Rouche erzählt mit Stolz und leuchtenden Augen vom Atelier, das sich in einer ehemaligen Kaserne befindet. Es sei kein therapeutischer Rückzugsort mit erhobenem, pädagogischem Zeigefinger, sondern ein gleichberechtigtes Aufeinandertreffen von Menschen. Es ist eine Plattform der Akzeptanz und Gleichberechtigung für behinderte und nicht behinderte Künstler, ein Sprungbrett, um sich in der zeitgenössischen Kunstszene zu etablieren.

Der Regisseur Simon Scanner hat das Projekt filmisch begleitet und schenkt dem Zuschauer in rasanten Bildern mit vielen Jump Cuts, Parallelmontagen und Close-ups erstaunliche Eindrücke vom Entstehungsprozess und der Zusammenarbeit. Ein behinderter und ein nicht behinderter Künstler kreieren jeweils als Duo neue visuelle Reize und Erfahrungsspektren. Anders als in ihren Werken geht es hier nicht um (Konkurrenz-)Kampf, sondern um ein Miteinander und Füreinander mit dem selben großen Ziel: künstlerische Wertigkeit.

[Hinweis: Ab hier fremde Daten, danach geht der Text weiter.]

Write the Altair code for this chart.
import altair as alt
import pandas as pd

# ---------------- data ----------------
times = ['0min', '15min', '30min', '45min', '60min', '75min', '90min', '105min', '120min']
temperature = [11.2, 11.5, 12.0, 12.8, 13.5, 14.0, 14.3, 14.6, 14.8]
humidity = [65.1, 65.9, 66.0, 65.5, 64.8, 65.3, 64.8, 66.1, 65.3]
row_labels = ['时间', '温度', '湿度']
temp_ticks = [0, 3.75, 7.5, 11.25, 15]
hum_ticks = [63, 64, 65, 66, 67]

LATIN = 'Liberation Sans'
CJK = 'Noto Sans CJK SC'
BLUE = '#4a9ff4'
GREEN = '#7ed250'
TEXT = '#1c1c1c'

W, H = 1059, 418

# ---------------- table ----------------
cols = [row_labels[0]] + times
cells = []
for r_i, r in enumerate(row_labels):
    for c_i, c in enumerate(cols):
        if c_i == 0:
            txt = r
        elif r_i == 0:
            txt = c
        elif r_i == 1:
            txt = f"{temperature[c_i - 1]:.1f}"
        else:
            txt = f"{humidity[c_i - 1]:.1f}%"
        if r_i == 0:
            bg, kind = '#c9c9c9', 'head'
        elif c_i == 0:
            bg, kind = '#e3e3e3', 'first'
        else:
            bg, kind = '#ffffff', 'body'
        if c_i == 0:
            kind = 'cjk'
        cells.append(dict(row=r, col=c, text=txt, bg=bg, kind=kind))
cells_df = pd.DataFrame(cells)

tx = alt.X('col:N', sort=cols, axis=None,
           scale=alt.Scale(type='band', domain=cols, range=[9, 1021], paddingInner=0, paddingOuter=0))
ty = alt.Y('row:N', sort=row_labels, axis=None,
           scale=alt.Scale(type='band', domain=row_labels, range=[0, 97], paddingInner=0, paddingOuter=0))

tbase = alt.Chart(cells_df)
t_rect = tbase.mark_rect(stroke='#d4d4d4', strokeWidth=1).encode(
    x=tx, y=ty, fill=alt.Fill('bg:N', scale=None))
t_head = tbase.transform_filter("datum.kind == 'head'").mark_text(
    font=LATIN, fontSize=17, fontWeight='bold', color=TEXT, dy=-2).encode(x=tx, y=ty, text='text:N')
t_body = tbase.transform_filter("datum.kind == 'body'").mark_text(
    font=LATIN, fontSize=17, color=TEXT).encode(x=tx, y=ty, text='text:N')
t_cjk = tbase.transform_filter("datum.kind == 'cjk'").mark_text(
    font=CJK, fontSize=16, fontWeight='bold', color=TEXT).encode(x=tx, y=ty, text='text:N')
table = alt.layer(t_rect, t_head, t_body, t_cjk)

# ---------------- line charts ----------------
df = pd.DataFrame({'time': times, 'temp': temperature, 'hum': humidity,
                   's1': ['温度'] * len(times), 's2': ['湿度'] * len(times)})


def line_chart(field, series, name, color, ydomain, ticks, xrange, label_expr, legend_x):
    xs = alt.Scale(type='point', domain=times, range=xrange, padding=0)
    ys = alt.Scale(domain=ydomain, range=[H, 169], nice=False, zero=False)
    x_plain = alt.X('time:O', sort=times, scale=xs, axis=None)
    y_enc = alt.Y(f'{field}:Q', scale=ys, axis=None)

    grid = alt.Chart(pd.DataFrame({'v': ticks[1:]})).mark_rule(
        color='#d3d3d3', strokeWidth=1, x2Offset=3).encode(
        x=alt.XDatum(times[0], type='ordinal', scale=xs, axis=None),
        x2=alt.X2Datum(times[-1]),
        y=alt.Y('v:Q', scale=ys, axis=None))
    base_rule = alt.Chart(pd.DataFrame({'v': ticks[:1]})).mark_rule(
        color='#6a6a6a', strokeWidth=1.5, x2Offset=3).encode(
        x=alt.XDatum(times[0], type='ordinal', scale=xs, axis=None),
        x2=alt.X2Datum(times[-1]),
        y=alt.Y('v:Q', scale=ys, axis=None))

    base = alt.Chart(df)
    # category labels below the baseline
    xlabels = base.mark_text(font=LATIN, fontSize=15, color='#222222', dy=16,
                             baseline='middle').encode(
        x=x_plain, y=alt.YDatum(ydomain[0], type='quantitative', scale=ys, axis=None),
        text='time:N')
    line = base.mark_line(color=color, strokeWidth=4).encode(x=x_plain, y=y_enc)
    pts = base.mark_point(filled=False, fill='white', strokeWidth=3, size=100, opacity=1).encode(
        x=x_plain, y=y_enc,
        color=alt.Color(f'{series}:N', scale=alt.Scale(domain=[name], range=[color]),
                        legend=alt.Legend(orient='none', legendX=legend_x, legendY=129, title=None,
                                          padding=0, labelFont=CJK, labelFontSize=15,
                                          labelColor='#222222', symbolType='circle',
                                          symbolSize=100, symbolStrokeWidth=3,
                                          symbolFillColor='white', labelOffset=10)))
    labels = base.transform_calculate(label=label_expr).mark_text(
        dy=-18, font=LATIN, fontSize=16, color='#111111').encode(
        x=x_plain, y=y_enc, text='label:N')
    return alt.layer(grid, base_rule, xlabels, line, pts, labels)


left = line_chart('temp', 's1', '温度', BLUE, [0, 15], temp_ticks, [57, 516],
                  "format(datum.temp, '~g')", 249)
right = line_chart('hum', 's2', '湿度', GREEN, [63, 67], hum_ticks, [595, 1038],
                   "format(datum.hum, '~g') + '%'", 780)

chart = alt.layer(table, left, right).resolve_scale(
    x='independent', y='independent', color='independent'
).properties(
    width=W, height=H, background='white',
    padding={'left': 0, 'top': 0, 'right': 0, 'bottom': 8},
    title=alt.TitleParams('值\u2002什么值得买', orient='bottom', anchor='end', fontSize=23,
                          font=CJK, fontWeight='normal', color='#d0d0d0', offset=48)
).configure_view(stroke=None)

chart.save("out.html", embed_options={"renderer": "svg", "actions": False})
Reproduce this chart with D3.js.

Vorlagen: Hulk Hogan und Jean Claude van Damme

Jedes Kunstwerk hat eine Geschichte und die Geschichten der Künstler von “Vielsalm” sind beeindruckend. Inspiration stellt sich ein, wenn man nicht danach sucht und seine Erwartungen aufgibt. So dienen mal die Kämpfe von Hulk Hogan oder die Filme von Jean Claude van Damme als Vorlage für ihre Werke.

© Marie Tollkühn
© Marie Tollkühn

Auch Thierry van Hasselt, Mitglied des belgischen Graphic Novel Labels Fremok äußert sich begeistert über die Zusammenarbeit mit La “S” und ihren Künstlern. Er beschreibt das Projekt als Experimentierfläche, um verstärkt Comics und Graphic Novels in die zeitgenössischen Kunst zu integrieren. Sowohl auf künstlerischer als auch menschlicher Ebene war das Zusammentreffen eine Bereicherung für beide Seiten. Das belgische Trio wird durch die Autorin Annabelle Dupret komplettiert, die das Projekt vor Ort journalistisch begleitet. Auch sie sieht die Zusammenarbeit als ersten Schritt an, die teils bewussten Barrieren im Kopf der heutigen Gesellschaft zu sprengen und eine andere künstlerische Welt zu schaffen, in der Anerkennung, Akzeptanz und Gleichberechtigung nicht abstrakt erscheinen.

Es war ein Abend im kleinen Kreise mit großen Erkenntnissen und noch größeren Bildern. Die erste Runde vom “Kampf von Vielsalm” geht mit einem nachdenklichen Gong zu Ende. Wie beim richtigen Catchen steht der Sieger schon vor Beginn fest. Es ist die Kunst.

Die Austellung “Match de Catch à Vielsalm” findet bis zum 27.September im KUZ statt: täglich von 16—22 Uhr. Nähere Information über die Künstler finden sie unter www.lasgrandatelier.be und www.fremok.org.